Quant à M, il se plaint « Hélas « (l 187), il prend conscience que la parfaite sagesse n’existe pas (l 203-204), il juge que la folie des hommes est une composante de l’humanité (l 215 ( l 218), il dénonce l’optimisme de Leibniz (l 22O ( l 222), il conclut le débat en montrant  l’irréalité de l’optimisme, le mal ne s’efface pas (il est toujours borgne).

 

( M, au fil du dialogue, est passé de la résignation à la lucidité du doute.

 

 3)  Le message philosophique : subtil car le lecteur est désorienté par la figure du génie qu’il s’attendait porteuse d’une leçon de vie. Au contraire, c’est M seul qui devient philosophe. Message philo = la sagesse, c’est de savoir que la perfection du monde n’existe pas/ seule l’expérience contient la sagesse/ il faut relativiser le bonheur et combattre le malheur/ il faut se méfier des croyances « Ah, je ne croirai cela que … «

 

CONCLUSION

Par les ressources d’un style vif, allusif et ironique, cette fin de conte parvient donc à assembler très étroitement le divertissement d’un récit plein de fantaisie et la recherche d’une vérité philosophique et morale.
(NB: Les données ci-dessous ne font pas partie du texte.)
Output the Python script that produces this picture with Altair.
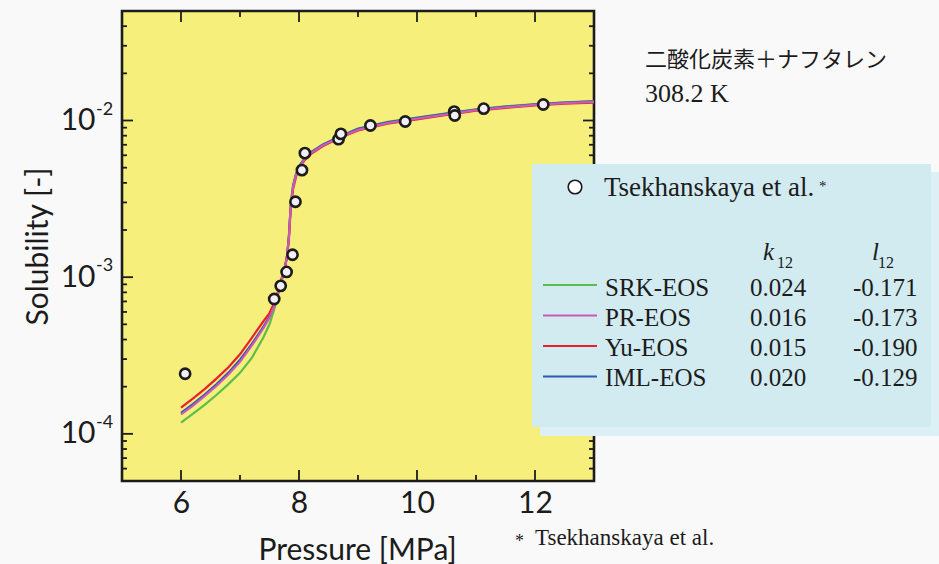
import altair as alt
import pandas as pd

# Measured solubility of naphthalene in CO2 (Tsekhanskaya et al.), 308.2 K
pressure_pts = [6.07, 7.58, 7.69, 7.79, 7.89, 7.94, 8.05, 8.10, 8.67, 8.71,
                9.21, 9.80, 10.63, 10.64, 11.13, 12.14]
solubility_pts = [2.42e-4, 7.26e-4, 8.8e-4, 1.08e-3, 1.39e-3, 3.03e-3, 4.82e-3,
                  6.19e-3, 7.6e-3, 8.22e-3, 9.29e-3, 9.85e-3, 1.14e-2, 1.076e-2,
                  1.19e-2, 1.265e-2]

# Correlated curves for each equation of state
curve_pressure = [6.0, 6.2, 6.4, 6.6, 6.8, 7.0, 7.2, 7.4, 7.5, 7.6, 7.7, 7.75,
                  7.8, 7.83, 7.86, 7.9, 7.95, 8.0, 8.1, 8.2, 8.4, 8.6, 8.8, 9.0,
                  9.5, 10.0, 10.5, 11.0, 11.5, 12.0, 12.5, 13.0]
srk_curve = [1.18e-4, 1.34e-4, 1.53e-4, 1.77e-4, 2.07e-4, 2.45e-4, 3.05e-4, 4.15e-4,
             5.0e-4, 6.6e-4, 9.3e-4, 1.08e-3, 1.38e-3, 1.85e-3, 2.9e-3, 3.85e-3,
             4.55e-3, 5.1e-3, 5.75e-3, 6.25e-3, 7.0e-3, 7.65e-3, 8.25e-3, 8.9e-3,
             9.8e-3, 1.045e-2, 1.11e-2, 1.18e-2, 1.23e-2, 1.275e-2, 1.305e-2, 1.33e-2]
pr_curve = [1.33e-4, 1.51e-4, 1.74e-4, 2.02e-4, 2.38e-4, 2.88e-4, 3.65e-4, 4.75e-4,
            5.5e-4, 6.8e-4, 9.4e-4, 1.09e-3, 1.38e-3, 1.82e-3, 2.85e-3, 3.78e-3,
            4.48e-3, 5.02e-3, 5.68e-3, 6.17e-3, 6.92e-3, 7.52e-3, 8.1e-3, 8.72e-3,
            9.62e-3, 1.028e-2, 1.095e-2, 1.165e-2, 1.215e-2, 1.26e-2, 1.29e-2, 1.315e-2]
yu_curve = [1.47e-4, 1.68e-4, 1.93e-4, 2.25e-4, 2.65e-4, 3.22e-4, 4.1e-4, 5.25e-4,
            5.9e-4, 7.1e-4, 9.7e-4, 1.1e-3, 1.37e-3, 1.78e-3, 2.75e-3, 3.65e-3,
            4.38e-3, 4.95e-3, 5.6e-3, 6.1e-3, 6.85e-3, 7.45e-3, 8.05e-3, 8.65e-3,
            9.55e-3, 1.015e-2, 1.085e-2, 1.155e-2, 1.205e-2, 1.25e-2, 1.28e-2, 1.30e-2]
iml_curve = [1.36e-4, 1.55e-4, 1.78e-4, 2.07e-4, 2.45e-4, 2.97e-4, 3.75e-4, 4.85e-4,
             5.6e-4, 6.9e-4, 9.5e-4, 1.1e-3, 1.39e-3, 1.85e-3, 2.9e-3, 3.85e-3,
             4.55e-3, 5.1e-3, 5.75e-3, 6.25e-3, 7.0e-3, 7.6e-3, 8.2e-3, 8.85e-3,
             9.75e-3, 1.04e-2, 1.105e-2, 1.175e-2, 1.225e-2, 1.27e-2, 1.30e-2, 1.325e-2]

model_names = ["SRK-EOS", "PR-EOS", "Yu-EOS", "IML-EOS"]
k12_values = ["0.024", "0.016", "0.015", "0.020"]
l12_values = ["-0.171", "-0.173", "-0.190", "-0.129"]
model_colors = ["#5cbd4a", "#c95bb6", "#ec1f2e", "#2b5cae"]

# Tick positions
x_major = [6, 8, 10, 12]
x_minor = [7, 9, 11]
y_major = [1e-4, 1e-3, 1e-2]
y_exponents = ["-4", "-3", "-2"]
y_minor = [6e-5, 7e-5, 8e-5, 9e-5,
           2e-4, 3e-4, 4e-4, 5e-4, 6e-4, 7e-4, 8e-4, 9e-4,
           2e-3, 3e-3, 4e-3, 5e-3, 6e-3, 7e-3, 8e-3, 9e-3,
           2e-2, 3e-2, 4e-2]

W, H = 472, 470
SANS = "Lato"
SERIF = "Liberation Serif"
INK = "#1c1c1c"

x_scale = alt.Scale(domain=[5, 13], nice=False, zero=False)
y_scale = alt.Scale(type="log", domain=[5e-5, 5e-2], nice=False)

x_axis = alt.Axis(values=x_major, title="Pressure [MPa]", ticks=False, domain=False,
                  grid=False, labelFlush=False, labelOverlap=False,
                  labelBaseline="middle", labelPadding=22, labelFont=SANS,
                  labelFontSize=30, labelColor=INK, titleFont=SANS, titleFontSize=30,
                  titleFontWeight="normal", titleColor=INK, titleX=235, titleY=78,
                  titleBaseline="alphabetic", titleAlign="center")
y_axis = alt.Axis(values=y_major, labelExpr="'10'", title="Solubility [-]", ticks=False,
                  domain=False, grid=False, labelOverlap=False, labelFlush=False,
                  labelBaseline="middle", labelPadding=27, labelFont=SANS,
                  labelFontSize=30, labelColor=INK, titleFont=SANS, titleFontSize=30,
                  titleFontWeight="normal", titleColor=INK, titleX=-75, titleY=235,
                  titleAngle=-90, titleBaseline="alphabetic", titleAlign="center")


def xe(field="P"):
    return alt.X(f"{field}:Q", scale=x_scale, axis=x_axis)


def ye(field="S"):
    return alt.Y(f"{field}:Q", scale=y_scale, axis=y_axis)


layers = []

# Inward ticks on all four sides of the frame
xmaj = pd.DataFrame({"P": x_major})
xmin = pd.DataFrame({"P": x_minor})
ymaj = pd.DataFrame({"S": y_major})
ymin = pd.DataFrame({"S": y_minor})
tick = dict(color=INK, strokeWidth=1.8)
for df, length in ((xmaj, 11), (xmin, 6)):
    layers.append(alt.Chart(df).mark_rule(**tick).encode(
        x=xe(), y=alt.value(H), y2=alt.value(H - length)))
    layers.append(alt.Chart(df).mark_rule(**tick).encode(
        x=xe(), y=alt.value(0), y2=alt.value(length)))
for df, length in ((ymaj, 11), (ymin, 5)):
    layers.append(alt.Chart(df).mark_rule(**tick).encode(
        y=ye(), x=alt.value(0), x2=alt.value(length)))
    layers.append(alt.Chart(df).mark_rule(**tick).encode(
        y=ye(), x=alt.value(W), x2=alt.value(W - length)))

# Exponents of the y tick labels
exp_df = pd.DataFrame({"S": y_major, "e": y_exponents})
layers.append(alt.Chart(exp_df).mark_text(
    font=SANS, fontSize=18, color=INK, align="left", baseline="middle", dy=-11
).encode(y=ye(), x=alt.value(-26), text="e:N"))

# Model curves (pink drawn last)
curves = {"SRK-EOS": srk_curve, "IML-EOS": iml_curve, "Yu-EOS": yu_curve, "PR-EOS": pr_curve}
for name, vals in curves.items():
    col = model_colors[model_names.index(name)]
    df = pd.DataFrame({"P": curve_pressure, "S": vals})
    layers.append(alt.Chart(df).mark_line(color=col, strokeWidth=2.2).encode(
        x=xe(), y=ye()))

# Experimental points
pts = pd.DataFrame({"P": pressure_pts, "S": solubility_pts})
layers.append(alt.Chart(pts).mark_point(
    shape="circle", filled=True, size=105, fill="#f3eef8", stroke=INK,
    strokeWidth=2.6, opacity=1).encode(x=xe(), y=ye()))

# Legend panel with drop shadow
one = pd.DataFrame({"k": [0]})
layers.append(alt.Chart(one).mark_rect(color="#ddf0f5").encode(
    x=alt.value(418), x2=alt.value(817), y=alt.value(161), y2=alt.value(425)))
layers.append(alt.Chart(one).mark_rect(color="#d2ebf1").encode(
    x=alt.value(410), x2=alt.value(809), y=alt.value(153), y2=alt.value(416)))
layers.append(alt.Chart(one).mark_point(
    shape="circle", filled=True, size=185, fill="white", stroke=INK, strokeWidth=1.6,
    opacity=1).encode(x=alt.value(453), y=alt.value(176)))


def label(text, x, y, size=25, font=SERIF, style="normal", align="left", color=INK):
    return alt.Chart(pd.DataFrame({"t": [text]})).mark_text(
        font=font, fontSize=size, fontStyle=style, align=align, baseline="alphabetic",
        color=color).encode(text="t:N", x=alt.value(x), y=alt.value(y))


layers.append(label("Tsekhanskaya et al.", 482, 185, size=27))
layers.append(label("*", 697, 180, size=15))
layers.append(label("k", 641, 249, style="italic"))
layers.append(label("12", 655, 257, size=16))
layers.append(label("l", 750, 249, style="italic"))
layers.append(label("12", 756, 257, size=16))

rows = pd.DataFrame({"name": model_names, "k12": k12_values, "l12": l12_values,
                     "color": model_colors, "row": list(range(4))})
rows_chart = alt.Chart(rows).transform_calculate(
    ty="285 + datum.row * 29.9", ly="274 + datum.row * 30.5")
layers.append(rows_chart.mark_rule(strokeWidth=2.2).encode(
    x=alt.value(421), x2=alt.value(475), y=alt.Y("ly:Q", scale=None),
    color=alt.Color("color:N", scale=None)))
for field, xpos in (("name", 483), ("k12", 628), ("l12", 731)):
    layers.append(rows_chart.mark_text(
        font=SERIF, fontSize=25, align="left", baseline="alphabetic", color=INK
    ).encode(text=f"{field}:N", x=alt.value(xpos), y=alt.Y("ty:Q", scale=None)))

# System description and footnote
layers.append(label("二酸化炭素＋ナフタレン", 523, 56, size=22, font="Noto Sans CJK JP"))
layers.append(label("308.2 K", 523, 91, size=26))
layers.append(label("*", 393, 536, size=18))
layers.append(label("Tsekhanskaya et al.", 413, 534, size=23))

chart = alt.layer(*layers).properties(
    width=W, height=H,
    autosize=alt.AutoSizeParams(type="none"),
    padding={"left": 122, "top": 11, "right": 345, "bottom": 83},
    background="#f9f9f9",
).configure_view(fill="#f7ef7b", stroke=INK, strokeWidth=2.6)

chart.save("out.html", embed_options={"renderer": "svg", "actions": False})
Le personnage de Memnon, qui ouvrait le récit sous les traits de l’homme ridicule niant le réel à travers ses vains projets, prend une dimension humaine et gagne en profondeur, et ceci par la souffrance que le monde lui impose.

Il inaugure par là-même une nouvelle figure, promise à un brillant avenir dans le conte voltairien, celle du naïf, qui fait l’expérience du mal. Si Memnon commence comme Zadig, il semble annoncer le ton de Candide, faisant apparaître progressivement l’absurdité du monde.  L’apologue voltairien fait évoluer les personnages de l’optimisme leibnizien à la souffrance des naïfs, victimes de leurs chimères et faisant la douloureuse expérience des espérances déçues.